_Collected data_:
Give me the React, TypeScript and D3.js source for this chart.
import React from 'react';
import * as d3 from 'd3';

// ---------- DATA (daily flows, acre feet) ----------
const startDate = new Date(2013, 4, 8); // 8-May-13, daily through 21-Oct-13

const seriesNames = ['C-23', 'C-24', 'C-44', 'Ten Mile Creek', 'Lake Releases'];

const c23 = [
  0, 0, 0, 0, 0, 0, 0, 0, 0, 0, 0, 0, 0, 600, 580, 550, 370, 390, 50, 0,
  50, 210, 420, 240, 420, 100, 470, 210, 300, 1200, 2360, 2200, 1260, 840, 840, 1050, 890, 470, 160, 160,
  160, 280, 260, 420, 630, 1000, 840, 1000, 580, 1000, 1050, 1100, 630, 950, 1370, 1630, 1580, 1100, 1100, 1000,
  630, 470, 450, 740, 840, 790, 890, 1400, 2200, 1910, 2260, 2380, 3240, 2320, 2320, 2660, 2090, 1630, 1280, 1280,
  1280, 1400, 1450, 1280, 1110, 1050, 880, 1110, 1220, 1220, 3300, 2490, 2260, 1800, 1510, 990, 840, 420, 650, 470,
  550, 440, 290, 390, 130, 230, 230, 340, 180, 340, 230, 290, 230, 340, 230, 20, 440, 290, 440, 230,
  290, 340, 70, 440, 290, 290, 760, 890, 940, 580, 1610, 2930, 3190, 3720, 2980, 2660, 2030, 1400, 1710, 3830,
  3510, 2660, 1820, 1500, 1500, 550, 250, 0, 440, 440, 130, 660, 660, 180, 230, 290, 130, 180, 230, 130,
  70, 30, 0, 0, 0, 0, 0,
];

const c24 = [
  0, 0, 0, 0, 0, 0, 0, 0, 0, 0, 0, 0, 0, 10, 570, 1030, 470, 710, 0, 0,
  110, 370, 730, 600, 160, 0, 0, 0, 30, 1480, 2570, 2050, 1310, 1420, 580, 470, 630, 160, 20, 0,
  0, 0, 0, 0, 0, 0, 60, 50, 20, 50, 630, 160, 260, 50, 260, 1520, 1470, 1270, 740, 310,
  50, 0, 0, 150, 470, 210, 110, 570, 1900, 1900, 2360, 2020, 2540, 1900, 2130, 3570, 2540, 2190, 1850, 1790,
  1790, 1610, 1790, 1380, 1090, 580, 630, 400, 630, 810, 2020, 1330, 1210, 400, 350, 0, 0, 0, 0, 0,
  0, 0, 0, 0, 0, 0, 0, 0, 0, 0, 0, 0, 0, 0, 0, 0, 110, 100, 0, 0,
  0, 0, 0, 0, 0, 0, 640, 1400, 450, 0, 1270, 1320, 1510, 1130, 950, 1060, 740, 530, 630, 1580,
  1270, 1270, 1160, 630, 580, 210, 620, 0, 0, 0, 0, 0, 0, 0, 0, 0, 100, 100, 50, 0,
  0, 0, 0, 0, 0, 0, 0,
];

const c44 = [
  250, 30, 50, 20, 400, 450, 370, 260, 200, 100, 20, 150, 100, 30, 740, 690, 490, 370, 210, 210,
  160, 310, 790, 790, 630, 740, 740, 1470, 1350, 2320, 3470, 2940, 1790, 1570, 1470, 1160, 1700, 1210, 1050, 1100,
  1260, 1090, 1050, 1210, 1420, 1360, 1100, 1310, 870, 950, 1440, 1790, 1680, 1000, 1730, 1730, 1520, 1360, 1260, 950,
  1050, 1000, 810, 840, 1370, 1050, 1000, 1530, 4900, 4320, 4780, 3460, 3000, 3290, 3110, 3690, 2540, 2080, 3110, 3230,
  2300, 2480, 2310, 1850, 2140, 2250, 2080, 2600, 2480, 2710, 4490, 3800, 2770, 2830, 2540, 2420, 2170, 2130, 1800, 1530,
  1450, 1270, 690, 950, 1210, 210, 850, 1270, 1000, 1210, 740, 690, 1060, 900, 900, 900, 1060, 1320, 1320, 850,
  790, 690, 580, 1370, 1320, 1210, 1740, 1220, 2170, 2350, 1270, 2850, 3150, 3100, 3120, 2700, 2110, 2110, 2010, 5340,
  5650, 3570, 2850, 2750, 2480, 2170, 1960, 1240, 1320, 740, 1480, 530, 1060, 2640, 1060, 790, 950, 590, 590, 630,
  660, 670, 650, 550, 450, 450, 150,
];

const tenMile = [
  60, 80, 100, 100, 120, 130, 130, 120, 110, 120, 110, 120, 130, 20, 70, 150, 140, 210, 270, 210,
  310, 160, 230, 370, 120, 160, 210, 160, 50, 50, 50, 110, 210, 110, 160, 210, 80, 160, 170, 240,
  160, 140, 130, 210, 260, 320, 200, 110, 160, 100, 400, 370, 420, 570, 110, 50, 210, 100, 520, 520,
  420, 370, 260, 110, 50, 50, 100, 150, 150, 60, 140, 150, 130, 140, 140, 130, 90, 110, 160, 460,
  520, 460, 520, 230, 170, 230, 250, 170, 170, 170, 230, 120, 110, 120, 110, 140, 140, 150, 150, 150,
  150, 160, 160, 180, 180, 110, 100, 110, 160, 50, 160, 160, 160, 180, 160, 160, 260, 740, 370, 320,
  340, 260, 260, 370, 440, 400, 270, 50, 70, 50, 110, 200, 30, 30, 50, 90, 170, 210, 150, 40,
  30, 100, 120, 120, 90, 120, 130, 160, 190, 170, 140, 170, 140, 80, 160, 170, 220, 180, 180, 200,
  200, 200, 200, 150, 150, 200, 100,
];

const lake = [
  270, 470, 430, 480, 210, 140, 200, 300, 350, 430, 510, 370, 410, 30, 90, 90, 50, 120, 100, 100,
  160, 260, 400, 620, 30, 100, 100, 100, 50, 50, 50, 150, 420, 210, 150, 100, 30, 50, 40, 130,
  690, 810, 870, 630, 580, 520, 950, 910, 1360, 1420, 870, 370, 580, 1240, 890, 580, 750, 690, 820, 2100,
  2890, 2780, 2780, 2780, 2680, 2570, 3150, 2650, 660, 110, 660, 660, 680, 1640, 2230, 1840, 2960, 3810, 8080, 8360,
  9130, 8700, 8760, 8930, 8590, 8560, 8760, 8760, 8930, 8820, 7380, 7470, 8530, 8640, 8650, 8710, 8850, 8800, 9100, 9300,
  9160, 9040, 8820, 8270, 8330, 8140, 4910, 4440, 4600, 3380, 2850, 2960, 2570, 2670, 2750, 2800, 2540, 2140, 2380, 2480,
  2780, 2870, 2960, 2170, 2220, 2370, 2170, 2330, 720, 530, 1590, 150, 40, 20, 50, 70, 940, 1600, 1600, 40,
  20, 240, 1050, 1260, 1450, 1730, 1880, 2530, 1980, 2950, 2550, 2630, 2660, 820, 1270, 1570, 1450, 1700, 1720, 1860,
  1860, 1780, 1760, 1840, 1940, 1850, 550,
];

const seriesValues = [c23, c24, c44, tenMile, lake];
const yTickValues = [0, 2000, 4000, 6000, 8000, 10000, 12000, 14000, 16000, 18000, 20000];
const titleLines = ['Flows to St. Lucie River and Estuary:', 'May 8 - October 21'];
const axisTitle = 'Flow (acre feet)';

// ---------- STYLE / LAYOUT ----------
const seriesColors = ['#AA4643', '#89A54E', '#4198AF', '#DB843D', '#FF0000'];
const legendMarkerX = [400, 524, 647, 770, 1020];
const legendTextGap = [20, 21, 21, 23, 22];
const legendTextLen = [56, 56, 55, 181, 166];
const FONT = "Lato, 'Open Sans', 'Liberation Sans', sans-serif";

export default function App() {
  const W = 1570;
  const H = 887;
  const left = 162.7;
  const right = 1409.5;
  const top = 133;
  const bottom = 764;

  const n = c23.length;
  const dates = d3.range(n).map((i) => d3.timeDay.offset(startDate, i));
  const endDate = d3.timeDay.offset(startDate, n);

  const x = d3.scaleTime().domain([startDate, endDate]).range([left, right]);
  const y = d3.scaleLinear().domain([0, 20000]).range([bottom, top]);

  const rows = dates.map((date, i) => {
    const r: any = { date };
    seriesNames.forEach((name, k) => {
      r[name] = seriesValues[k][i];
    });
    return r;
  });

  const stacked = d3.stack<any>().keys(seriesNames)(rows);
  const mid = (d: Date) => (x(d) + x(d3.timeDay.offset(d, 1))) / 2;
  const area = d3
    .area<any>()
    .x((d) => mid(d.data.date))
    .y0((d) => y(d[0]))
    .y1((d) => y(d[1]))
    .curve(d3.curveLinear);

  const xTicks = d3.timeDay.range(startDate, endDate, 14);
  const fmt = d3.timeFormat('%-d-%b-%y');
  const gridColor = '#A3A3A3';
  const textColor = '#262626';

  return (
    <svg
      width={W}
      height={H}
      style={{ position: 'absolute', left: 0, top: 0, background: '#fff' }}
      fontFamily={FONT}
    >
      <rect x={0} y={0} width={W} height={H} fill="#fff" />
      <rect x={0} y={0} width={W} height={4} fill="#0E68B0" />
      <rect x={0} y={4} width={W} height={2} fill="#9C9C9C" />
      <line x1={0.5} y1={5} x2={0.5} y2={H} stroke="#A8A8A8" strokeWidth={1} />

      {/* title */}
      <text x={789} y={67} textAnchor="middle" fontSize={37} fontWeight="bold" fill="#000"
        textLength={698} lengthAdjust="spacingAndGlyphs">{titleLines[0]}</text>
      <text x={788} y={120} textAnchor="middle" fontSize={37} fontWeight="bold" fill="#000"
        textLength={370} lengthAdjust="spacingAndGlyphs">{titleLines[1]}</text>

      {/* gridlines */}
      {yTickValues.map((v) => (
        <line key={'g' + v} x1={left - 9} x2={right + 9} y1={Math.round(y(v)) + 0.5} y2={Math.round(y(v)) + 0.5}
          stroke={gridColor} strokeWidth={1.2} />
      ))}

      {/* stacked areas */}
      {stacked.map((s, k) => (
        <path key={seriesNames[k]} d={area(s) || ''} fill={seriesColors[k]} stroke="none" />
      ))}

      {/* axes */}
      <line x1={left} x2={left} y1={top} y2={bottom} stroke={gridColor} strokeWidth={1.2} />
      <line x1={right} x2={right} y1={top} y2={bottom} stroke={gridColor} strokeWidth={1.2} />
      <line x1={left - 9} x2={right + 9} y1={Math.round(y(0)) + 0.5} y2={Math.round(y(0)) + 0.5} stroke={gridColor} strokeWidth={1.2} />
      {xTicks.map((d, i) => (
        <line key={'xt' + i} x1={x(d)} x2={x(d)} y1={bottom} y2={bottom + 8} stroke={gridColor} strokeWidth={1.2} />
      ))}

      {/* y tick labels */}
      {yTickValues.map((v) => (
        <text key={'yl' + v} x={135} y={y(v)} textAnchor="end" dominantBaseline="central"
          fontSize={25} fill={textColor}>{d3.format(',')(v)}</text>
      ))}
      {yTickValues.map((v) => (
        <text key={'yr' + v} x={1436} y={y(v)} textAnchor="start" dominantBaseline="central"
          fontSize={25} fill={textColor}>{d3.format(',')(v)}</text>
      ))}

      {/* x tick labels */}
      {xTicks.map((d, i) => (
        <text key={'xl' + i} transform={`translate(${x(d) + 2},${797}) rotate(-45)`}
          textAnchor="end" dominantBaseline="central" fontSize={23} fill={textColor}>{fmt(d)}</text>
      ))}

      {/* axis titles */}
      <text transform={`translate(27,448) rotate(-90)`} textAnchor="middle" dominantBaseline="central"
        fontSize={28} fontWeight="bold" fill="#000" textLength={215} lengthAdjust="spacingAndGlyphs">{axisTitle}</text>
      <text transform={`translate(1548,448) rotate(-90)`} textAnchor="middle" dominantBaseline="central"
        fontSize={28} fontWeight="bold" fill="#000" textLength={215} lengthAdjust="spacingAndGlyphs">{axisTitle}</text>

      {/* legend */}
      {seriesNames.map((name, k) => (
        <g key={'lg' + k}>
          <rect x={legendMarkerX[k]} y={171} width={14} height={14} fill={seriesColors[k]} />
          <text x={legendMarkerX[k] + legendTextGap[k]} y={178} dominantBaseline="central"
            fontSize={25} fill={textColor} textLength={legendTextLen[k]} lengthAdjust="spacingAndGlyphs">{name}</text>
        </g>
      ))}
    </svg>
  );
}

_Brief_: Only the lines from the opening of the material through the line with "const seriesNames = ['C-23', 'C-24', 'C-44', 'Ten" should be echoed, exactly as written.

_Full answer_:
Give me the React, TypeScript and D3.js source for this chart.
import React from 'react';
import * as d3 from 'd3';

// ---------- DATA (daily flows, acre feet) ----------
const startDate = new Date(2013, 4, 8); // 8-May-13, daily through 21-Oct-13

const seriesNames = ['C-23', 'C-24', 'C-44', 'Ten Mile Creek', 'Lake Releases'];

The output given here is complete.